ONE by one, seven men and women who lost their jobs in midlife walk to a microphone in a Cambridge, Mass., conference room and tell their stories - sad stories of careers derailed, family plans altered, and futures put on hold.
``I worked for GE [General Electric] for 12 years until I was laid off,'' says the first man, a native of India who holds a PhD. ``Now I'm back at GE, but I'm working as an employee of Butler, a clearinghouse of GE. I have no benefits, no vacation, no holidays. Where is my retirement going to come from? Where am I going to get money to send my children to college?''
An acoustics engineer with more than 30 years of experience lost his job four years ago. ``I was the oldest, most highly skilled member of my department,'' he says. ``The younger, less skilled workers were retained. The company admitted that my salary was the reason they let me go.'' He adds, ``I'm having a difficult time pursuing an age-discrimination suit because courts are taking a very conservative position right now.''
Another four-year veteran of the job search, a woman who has taught at the university level, tells of having 201 job interviews - but no job offers. ``This week I will be hostessing in a restaurant for 10 hours at $5 an hour,'' she says.
A second woman, a software engineer, was laid off by Raytheon in 1983 when she was 55. ``This field is particularly venomous to older workers,'' she says. ``If you go to job fairs, you'll see that they're all children.'' She filed an age discrimination suit -
A businessman says, ``I have too much experience in sales and marketing, here and abroad. I speak four languages, and I'm looking for a job.''
And so the stories go. What has brought these strangers together is a public ``speak-out'' at Radcliffe College on issues facing older workers, one of more than 500 events scheduled across the country to prepare for the White House Conference on Aging next May. Recommendations from these events will help to define strategies for the meeting.

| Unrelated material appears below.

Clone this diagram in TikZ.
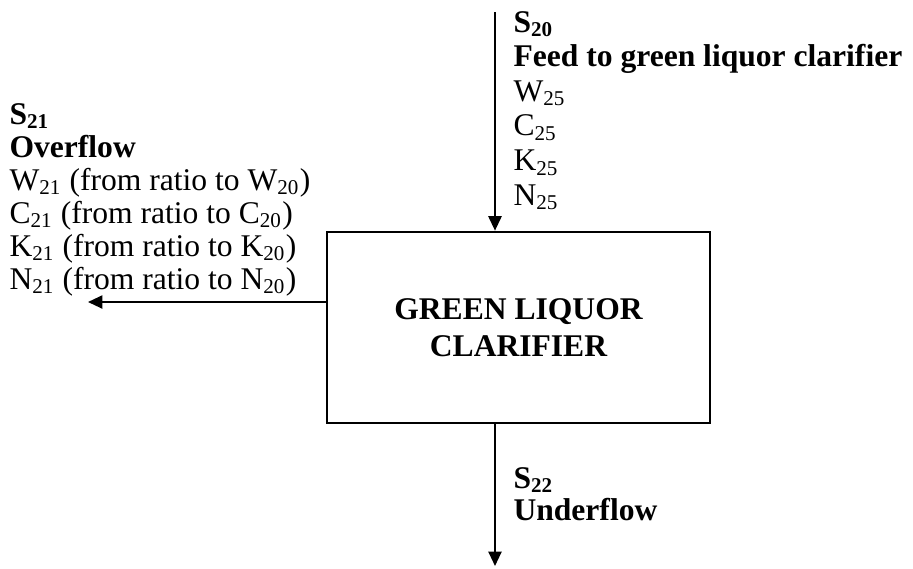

The White House conference, designed for those 55 and over, will address subjects ranging from health care and economic security to productiveness and technology. At a time when downsizing falls hardest on older employees, workplace issues will almost certainly figure prominently on the agenda.
Here in Cambridge, the displaced workers attending this forum express sorrow and anger at the treatment they have received from employers. Some also rail at economists who consider a 6 percent unemployment rate acceptable.
``President Roosevelt thought everybody should have a job, and so did President Truman,'' says one man. ``You don't hear that anymore.''
Speaking for themselves and for legions of other midlife workers whose current ``job'' involves mailing resumes and waiting for interviews, participants suggest possible remedies. These range from getting Congress to close loopholes in age discrimination laws to boycotting companies that treat older workers unfairly. They also propose making age discrimination ``a hot item'' on every political ticket.
As expressions of the frustration people feel in fighting an invisible enemy, these ideas may or may not have merit. Yet at a time of massive changes in the American work force, it's impossible to point to any one villain or any one solution. People of all ages face new challenges in getting and keeping jobs as managers increasingly favor contract and temporary workers.
Making room for young employees while preserving jobs for senior workers requires a delicate corporate balancing act. Laying off higher-salaried employees in favor of lower-paid workers might save money initially. But in the long run it can produce a skills deficit that could have serious negative effects on the bottom line.
As the job-seekers with long resumes can testify: Experience is a terrible thing to waste.